Copyright © 2019 Albuquerque Journal
Encore Green Environmental is jockeying to become the first company to recycle oil-and-gas wastewater to irrigate arid lands in New Mexico.
The company applied in April for state permits to launch a pilot project near Jal in Lea County.
“It’s the first application we’re aware of for produced water repurposing in New Mexico,” general manager Marvin Nash told the Journal. ” Somebody has to get this started, and that’s what we’re doing.”
The Wyoming-based company has developed a patent-pending process to identify all ingredients in oil-and-gas effluent, known as produced water, before sending it on for recycling. Through the process, the company tests and documents all changes in chemical content during treatment to assure compliance with regulatory standards. And it does detailed analysis of soil content and moisture levels in targeted arid areas to make sure recycled water matches the conditions and requirements of soil and vegetation before irrigating.

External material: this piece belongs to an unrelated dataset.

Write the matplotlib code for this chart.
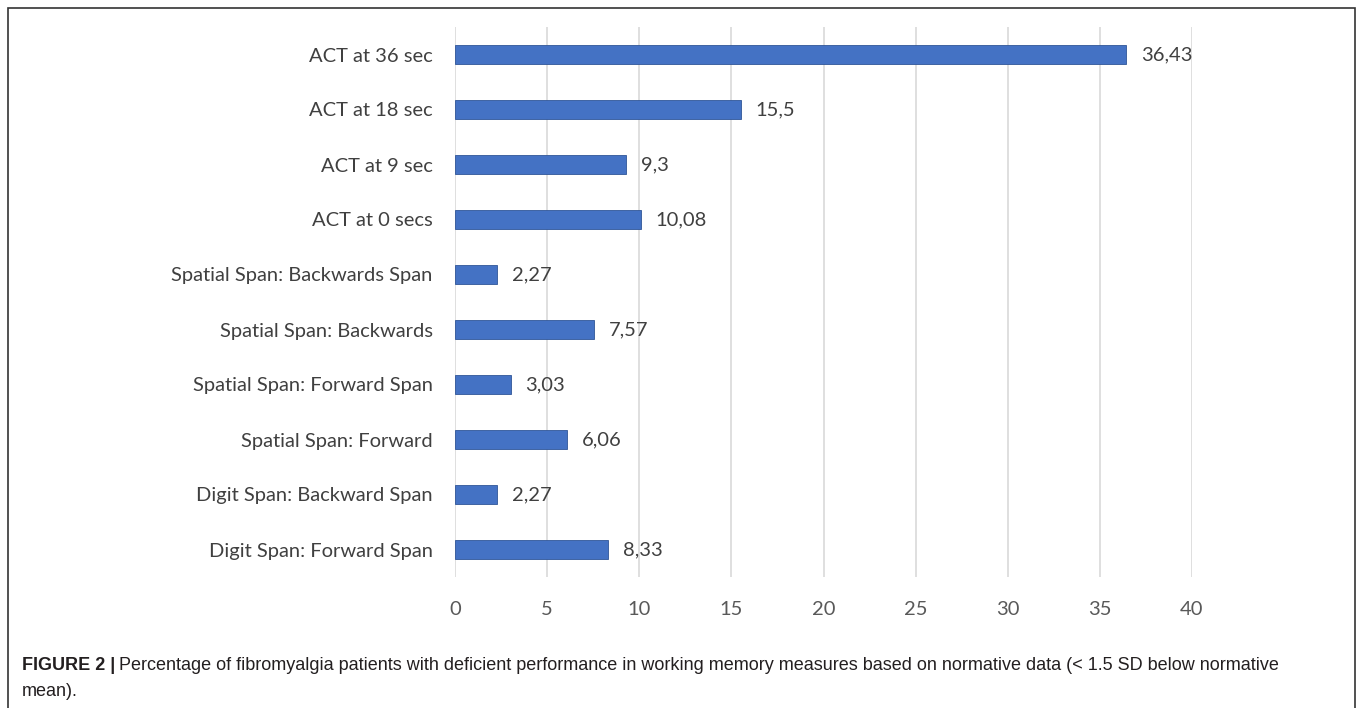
import matplotlib.pyplot as plt
from matplotlib.patches import Rectangle

# данные с рисунка (снизу вверх)
labels = ['Digit Span: Forward Span', 'Digit Span: Backward Span', 'Spatial Span: Forward',
          'Spatial Span: Forward Span', 'Spatial Span: Backwards', 'Spatial Span: Backwards Span',
          'ACT at 0 secs', 'ACT at 9 sec', 'ACT at 18 sec', 'ACT at 36 sec']
values = [8.33, 2.27, 6.06, 3.03, 7.57, 2.27, 10.08, 9.3, 15.5, 36.43]
value_text = ['8,33', '2,27', '6,06', '3,03', '7,57', '2,27', '10,08', '9,3', '15,5', '36,43']
xticks = [0, 5, 10, 15, 20, 25, 30, 35, 40]

fig = plt.figure(figsize=(13.58, 7.08), dpi=100)
ax = fig.add_axes([455 / 1358, 1 - 577 / 708, 737 / 1358, 550 / 708])

y = list(range(len(labels)))
ax.barh(y, values, height=0.36, color='#4472C4', edgecolor='#2F5597', linewidth=0.6, zorder=3)
for yi, v, t in zip(y, values, value_text):
    ax.text(v + 0.8, yi, t, va='center', ha='left', fontsize=14.5, family='Lato', color='#404040')

ax.set_xlim(0, 40)
ax.set_ylim(-0.5, 9.5)
ax.set_yticks(y)
ax.set_yticklabels(labels, family='Lato', fontsize=14.5, color='#404040')
ax.set_xticks(xticks)
ax.set_xticklabels([str(t) for t in xticks], family='Lato', fontsize=14.5, color='#595959')
ax.tick_params(axis='both', length=0)
ax.tick_params(axis='y', pad=16)
ax.tick_params(axis='x', pad=17)
ax.grid(axis='x', color='#D9D9D9', linewidth=1.2, zorder=0)
for s in ax.spines.values():
    s.set_visible(False)

# рамка вокруг рисунка (снизу открыта)
fig.add_artist(Rectangle((8 / 1358, -0.05), 1347 / 1358, 1.05 - 8 / 708, transform=fig.transFigure,
                         fill=False, edgecolor='#333333', linewidth=1.2))

# подпись
cap_y = 1 - 666 / 708
bold = fig.text(22 / 1358, cap_y, 'FIGURE 2 |', fontsize=13, family='Liberation Sans', weight='bold',
                va='center', ha='left', color='#231F20')
fig.canvas.draw()
bb = bold.get_window_extent()
fig.text((bb.x1 + 4) / 1358, cap_y,
         'Percentage of fibromyalgia patients with deficient performance in working memory measures based on normative data (< 1.5 SD below normative',
         fontsize=13, family='Liberation Sans', va='center', ha='left', color='#231F20')
fig.text(22 / 1358, 1 - 692 / 708, 'mean).', fontsize=13, family='Liberation Sans',
         va='center', ha='left', color='#231F20')

plt.savefig('out.png', dpi=100)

The company calls it “conservation by design” to capture a previously wasted water resource and apply it to dry lands throughout the southwest. The central goal is to prove the water meets all regulatory standards to earn state and federal approval.

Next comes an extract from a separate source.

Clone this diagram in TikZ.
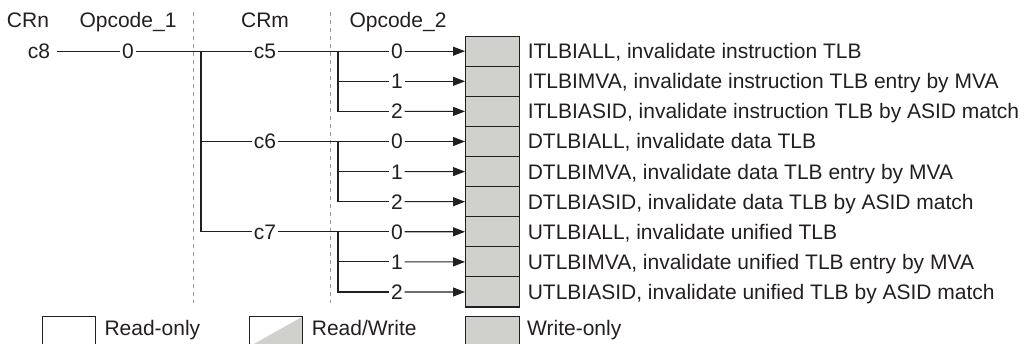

Transparency is critical, and is woven into the process by applying the same tracking protocols used by the pharmaceutical, beef and dairy industries, Nash said. That provides regulators with detailed records of every ingredient in water before and after it’s treated.
“It’s all about trackability, knowing what the water looked like before doing anything with it, where it came from, where and how it was processed and treated and so on,” Nash said. “We make everything traceable, like putting a tracking chip on a calf.”
It could take a long time to receive state permits, since the Water Quality Control Commission must first establish rules and standards under the state’s new Produced Water Act.
Encore Green wants permission to irrigate up to 3,000 acres. It has agreements in place with a local oil-and-gas operator to supply produced water, and with a nearby rancher for rangeland irrigation. It would use existing water treatment technology from two national companies to clean up the water, Nash said.
The company already has a pilot project underway at a Wyoming ranch near Cheyenne, where it’s working with the University of Wyoming’s Center in Excellence for Produced Water Management and the Wyoming Stock Growers Association to test the water re-purposing process.
The company is leading the way for future wastewater reuse, said Center of Excellence director Jon Brant.
“It’s a long time coming that we begin to view by-product water as a resource we can use for other things,” Brant said. “It’s not limited by technology, but by someone setting an example for others to follow. … This company isn’t focused on technology, but on addressing the regulatory constraints and liability issues, which have really been the limiting factors for industry buy-in.”